Regularization of odd-dimensional AdS gravity: Kounterterms

TL;DR

This work presents Kounterterms, boundary terms depending on the extrinsic curvature, as a universal regularization mechanism for AdS gravity in all odd dimensions. By fixing ALAdS-compatible boundary conditions, the authors obtain a well-posed action principle and finite Noether charges, which split into a mass/anglular-momentum part $q(\xi)$ and a vacuum-energy part $q_0(\xi)$, the latter encoding the AdS Casimir-like energy. They demonstrate explicit finite results in 5D and 7D, including Schwarzschild–AdS, Kerr–AdS, and Clarkson–Mann solitons, with the Euclidean action yielding the standard entropy $S=\text{Area}/(4G)$. The general odd-dimensional construction extends to all $D=2n+1$, with a fixed coupling $c_{2n}$ and a Noether-charge structure $Q(\xi)=q(\xi)+q_0(\xi)$, where $q(\xi)$ vanishes for global AdS and $q_0(\xi)$ provides the vacuum energy, supporting a background-independent, topologically-informed regularization framework that aligns with, and potentially informs, holographic renormalization.

Abstract

As an alternative to the Dirichlet counterterms prescription, I introduce the concept of Kounterterms as the boundary terms with explicit dependence on the extrinsic curvature K_{ij} that regularize the AdS gravity action. Instead of a Dirichlet boundary condition on the metric, a suitable choice of the boundary conditions --compatible with any asymptotically AdS (AAdS) spacetime-- ensures a finite action principle for all odd dimensions.
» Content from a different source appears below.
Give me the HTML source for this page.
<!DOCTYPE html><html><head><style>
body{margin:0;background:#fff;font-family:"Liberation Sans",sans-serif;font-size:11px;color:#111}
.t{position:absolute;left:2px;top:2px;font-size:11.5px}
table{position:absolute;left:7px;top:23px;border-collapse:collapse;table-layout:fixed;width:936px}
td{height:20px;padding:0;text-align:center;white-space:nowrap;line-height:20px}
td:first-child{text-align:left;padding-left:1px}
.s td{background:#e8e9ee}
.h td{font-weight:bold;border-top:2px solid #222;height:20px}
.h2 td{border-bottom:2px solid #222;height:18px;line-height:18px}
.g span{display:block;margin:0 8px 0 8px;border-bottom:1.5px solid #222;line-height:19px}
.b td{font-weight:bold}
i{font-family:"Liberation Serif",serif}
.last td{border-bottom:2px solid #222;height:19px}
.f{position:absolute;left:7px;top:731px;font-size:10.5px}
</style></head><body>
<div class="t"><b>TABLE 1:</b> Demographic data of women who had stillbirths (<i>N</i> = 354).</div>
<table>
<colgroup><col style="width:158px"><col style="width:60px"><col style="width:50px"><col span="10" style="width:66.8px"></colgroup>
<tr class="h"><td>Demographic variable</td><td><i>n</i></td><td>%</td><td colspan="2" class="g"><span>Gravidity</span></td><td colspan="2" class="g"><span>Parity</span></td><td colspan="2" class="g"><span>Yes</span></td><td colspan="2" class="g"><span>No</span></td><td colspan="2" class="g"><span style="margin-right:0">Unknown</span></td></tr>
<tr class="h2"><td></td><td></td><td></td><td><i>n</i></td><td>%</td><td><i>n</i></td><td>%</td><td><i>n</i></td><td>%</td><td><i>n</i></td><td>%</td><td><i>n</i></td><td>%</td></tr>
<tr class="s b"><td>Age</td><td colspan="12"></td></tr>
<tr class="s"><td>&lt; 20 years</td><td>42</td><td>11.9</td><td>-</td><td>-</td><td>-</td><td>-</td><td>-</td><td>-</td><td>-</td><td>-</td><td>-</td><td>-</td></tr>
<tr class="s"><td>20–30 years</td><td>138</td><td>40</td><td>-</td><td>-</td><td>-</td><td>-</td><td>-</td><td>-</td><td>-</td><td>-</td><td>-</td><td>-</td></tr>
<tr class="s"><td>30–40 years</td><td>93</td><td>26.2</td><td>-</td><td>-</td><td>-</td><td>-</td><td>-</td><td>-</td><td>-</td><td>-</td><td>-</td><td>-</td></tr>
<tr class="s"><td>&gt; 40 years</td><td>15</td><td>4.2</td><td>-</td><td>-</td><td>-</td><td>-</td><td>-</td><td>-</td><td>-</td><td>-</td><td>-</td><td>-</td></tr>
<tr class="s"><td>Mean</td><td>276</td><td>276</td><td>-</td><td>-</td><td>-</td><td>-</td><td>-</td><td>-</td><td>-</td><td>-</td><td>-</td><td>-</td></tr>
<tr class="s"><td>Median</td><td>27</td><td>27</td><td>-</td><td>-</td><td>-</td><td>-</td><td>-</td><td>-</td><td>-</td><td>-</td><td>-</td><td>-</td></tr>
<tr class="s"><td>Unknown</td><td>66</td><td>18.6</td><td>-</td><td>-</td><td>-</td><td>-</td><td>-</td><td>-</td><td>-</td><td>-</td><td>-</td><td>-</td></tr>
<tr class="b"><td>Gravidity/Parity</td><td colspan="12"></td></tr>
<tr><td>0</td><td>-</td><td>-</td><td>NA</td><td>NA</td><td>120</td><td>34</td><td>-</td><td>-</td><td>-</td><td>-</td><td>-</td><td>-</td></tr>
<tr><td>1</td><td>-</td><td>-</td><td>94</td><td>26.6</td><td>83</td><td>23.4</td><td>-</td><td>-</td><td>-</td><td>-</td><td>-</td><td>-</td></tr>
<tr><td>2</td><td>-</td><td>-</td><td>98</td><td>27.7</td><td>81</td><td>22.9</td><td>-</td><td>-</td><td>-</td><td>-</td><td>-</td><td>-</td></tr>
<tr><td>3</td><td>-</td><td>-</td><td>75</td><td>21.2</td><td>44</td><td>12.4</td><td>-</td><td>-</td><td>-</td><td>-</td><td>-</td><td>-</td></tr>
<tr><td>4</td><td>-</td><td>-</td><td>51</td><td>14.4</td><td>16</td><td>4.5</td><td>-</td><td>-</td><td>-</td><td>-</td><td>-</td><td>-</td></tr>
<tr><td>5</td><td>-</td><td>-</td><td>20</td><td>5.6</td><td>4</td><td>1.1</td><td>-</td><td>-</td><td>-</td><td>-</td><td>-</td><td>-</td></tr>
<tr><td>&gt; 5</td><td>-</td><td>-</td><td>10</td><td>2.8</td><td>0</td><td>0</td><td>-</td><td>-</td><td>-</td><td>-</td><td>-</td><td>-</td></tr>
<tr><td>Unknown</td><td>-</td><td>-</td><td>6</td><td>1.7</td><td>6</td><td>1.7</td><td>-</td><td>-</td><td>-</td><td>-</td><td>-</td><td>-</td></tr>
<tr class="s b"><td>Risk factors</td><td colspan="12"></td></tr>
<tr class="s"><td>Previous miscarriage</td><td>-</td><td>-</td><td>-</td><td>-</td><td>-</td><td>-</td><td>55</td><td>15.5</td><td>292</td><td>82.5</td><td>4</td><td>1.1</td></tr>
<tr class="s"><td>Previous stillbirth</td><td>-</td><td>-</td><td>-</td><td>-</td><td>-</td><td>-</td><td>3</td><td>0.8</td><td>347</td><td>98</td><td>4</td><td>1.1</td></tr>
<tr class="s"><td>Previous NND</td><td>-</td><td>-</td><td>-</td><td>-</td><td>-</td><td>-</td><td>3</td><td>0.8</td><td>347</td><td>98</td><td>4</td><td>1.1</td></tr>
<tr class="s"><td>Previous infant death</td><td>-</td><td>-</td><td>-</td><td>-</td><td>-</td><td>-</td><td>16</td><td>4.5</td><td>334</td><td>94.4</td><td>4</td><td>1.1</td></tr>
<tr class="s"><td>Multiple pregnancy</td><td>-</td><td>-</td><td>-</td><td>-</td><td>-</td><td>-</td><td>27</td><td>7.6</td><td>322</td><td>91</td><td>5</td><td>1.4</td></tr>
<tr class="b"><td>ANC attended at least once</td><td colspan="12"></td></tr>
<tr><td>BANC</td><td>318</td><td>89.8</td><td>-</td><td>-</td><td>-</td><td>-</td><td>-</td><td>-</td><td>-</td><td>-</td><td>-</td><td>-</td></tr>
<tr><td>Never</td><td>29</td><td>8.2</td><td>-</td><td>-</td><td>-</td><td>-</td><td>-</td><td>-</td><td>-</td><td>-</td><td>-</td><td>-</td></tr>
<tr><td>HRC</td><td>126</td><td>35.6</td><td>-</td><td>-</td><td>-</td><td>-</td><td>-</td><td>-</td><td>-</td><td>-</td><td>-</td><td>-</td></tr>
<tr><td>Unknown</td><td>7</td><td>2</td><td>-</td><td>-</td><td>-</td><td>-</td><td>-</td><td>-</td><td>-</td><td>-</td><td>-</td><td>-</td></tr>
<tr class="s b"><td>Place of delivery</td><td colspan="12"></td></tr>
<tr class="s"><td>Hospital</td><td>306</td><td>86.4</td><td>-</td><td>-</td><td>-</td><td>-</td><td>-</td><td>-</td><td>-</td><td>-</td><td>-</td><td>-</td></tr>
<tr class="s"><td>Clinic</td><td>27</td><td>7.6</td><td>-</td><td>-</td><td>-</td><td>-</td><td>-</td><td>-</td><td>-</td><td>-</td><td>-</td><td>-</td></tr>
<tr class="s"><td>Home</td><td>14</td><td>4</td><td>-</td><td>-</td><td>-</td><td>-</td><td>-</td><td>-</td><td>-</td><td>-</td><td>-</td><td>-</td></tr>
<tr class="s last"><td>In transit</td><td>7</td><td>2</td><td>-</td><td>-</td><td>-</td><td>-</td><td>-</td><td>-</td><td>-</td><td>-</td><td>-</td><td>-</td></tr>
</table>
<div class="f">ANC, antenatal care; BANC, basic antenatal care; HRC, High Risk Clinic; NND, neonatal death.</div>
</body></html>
Background-independent conserved quantities are obtained as Noether charges associated to asymptotic symmetries and their general expression appears naturally split in two parts. The first one gives the correct mass and angular momentum for AAdS black holes and vanishes identically for globally AdS spacetimes. Thus, the second part is a covariant formula for the vacuum energy in AAdS spacetimes and reproduces the results obtained by the Dirichlet counterterms method in a number of cases. It is also shown that this Kounterterms series regularizes the Euclidean action and recovers the correct black hole thermodynamics in odd dimensions.